New gun storage measure takes effect in New York state

Lock ’em up

Shenandoah Briere/Staff Reporter

Michael Bidwell a private investigator in Cortland unloads his .38 Special, a revolver, in front of his gun safe. The state recently implemented new gun storage laws.

Private investigator Michael Bidwell took his .38 special, a revolver, off his hip, kneeled in front of his gun safe and removed the ammunition. He secured the unloaded gun in the holster, put the rounds back in the box and shut the safe.

Bidwell would usually recommend storing guns away from ammunition, but because it’s the gun he’s likely to leave the house with, he stores its ammunition there. However, the several rifles he has are kept in another case that’s locked and in another room.

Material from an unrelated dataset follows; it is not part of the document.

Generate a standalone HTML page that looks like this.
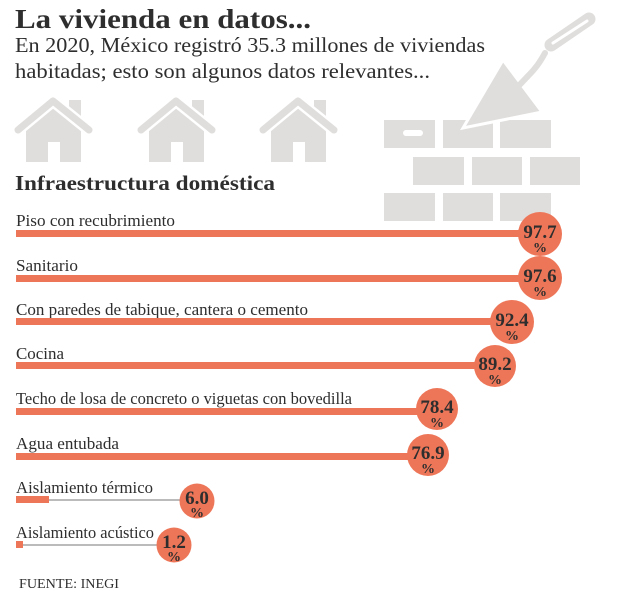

“Education is key” to gun safety, he said.

Safety recommendations

  • Take a gun safety course.
  • Talk to children about gun safety.
  • Lock ammunition and guns away from each other.
  • Unload a gun when storing it.
  • Always consider a gun loaded even if it isn’t.

The state adopted the law in July — Assembly Member Barbara Lifton (D- Ithaca) voted yes, Sen. James Seward (R-Milford) voted no — to implement new requirements for gun storage in late September, Cortland County Clerk Elizabeth Larkin said.

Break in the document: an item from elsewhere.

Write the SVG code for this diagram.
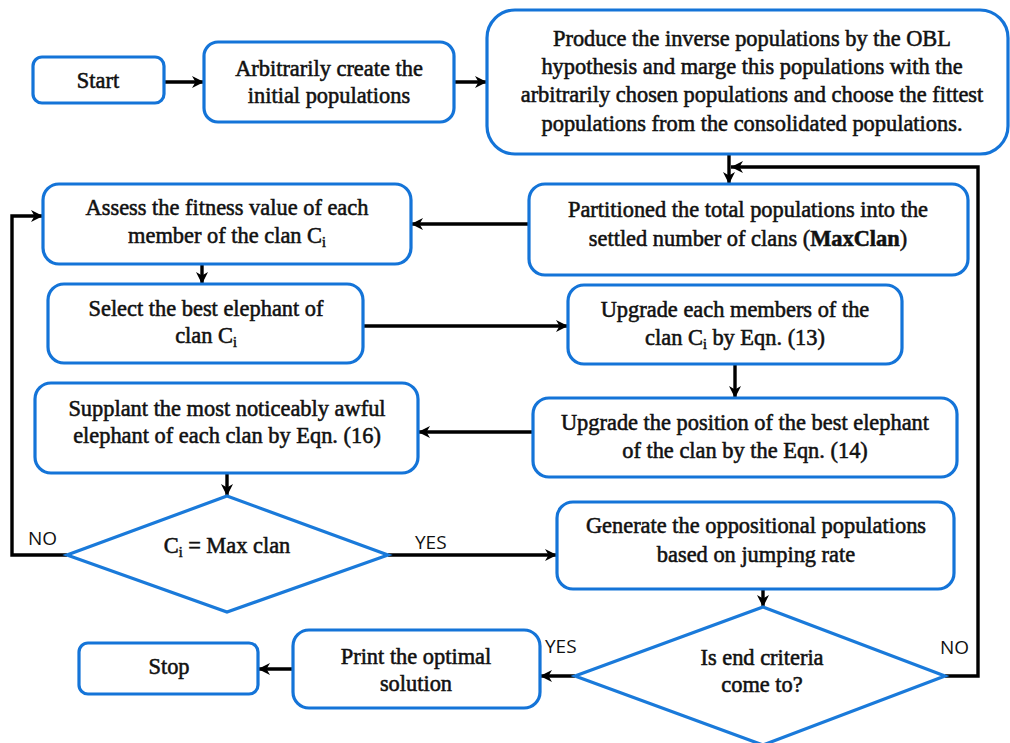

Firearms must be stored using a gun-locking device or in a safe and cannot “be left outside the immediate possession and control of the owner or other lawful owner if a child resides in the home or is present,” states the notice of the law — child meaning anyone under 16 who does not have a valid hunting license or permit. The new law also applies in instances where there are guns in a house or in the presence of someone who is prohibited from possessing a firearm.

Convictions for violations can bring a year in prison, three years probation and a $1,000 fine.

If the weapon isn’t secure while a child is visiting, the gun owner could face a violation charge and $250 fine.

The law was adopted at the same time a law banning the manufacture, sale or possession of guns that cannot be detected by a metal detector, and about the same time the state banned bump stocks, devices that allow semiautomatic weapons to be fired nearly as fast as automatic weapons.

“I’m all for protecting children,” Bidwell said. “I see that as common sense.”

However, he also said it is also a constitutional right for people to bear arms and the state continues to nitpick at that right.

He said he supports the basis of most laws but not necessarily how they are implemented because the state doesn’t emphasize education and training on gun safety.

“They put out publications on tobacco, why not do that with gun safety?” he said.

Bidwell taught all five of his children about gun safety — beginning when they were 3. He said other parents should do the same.

Larkin said her office provides gun locks but is out of them and is working with the county Sheriff’s Department to get more.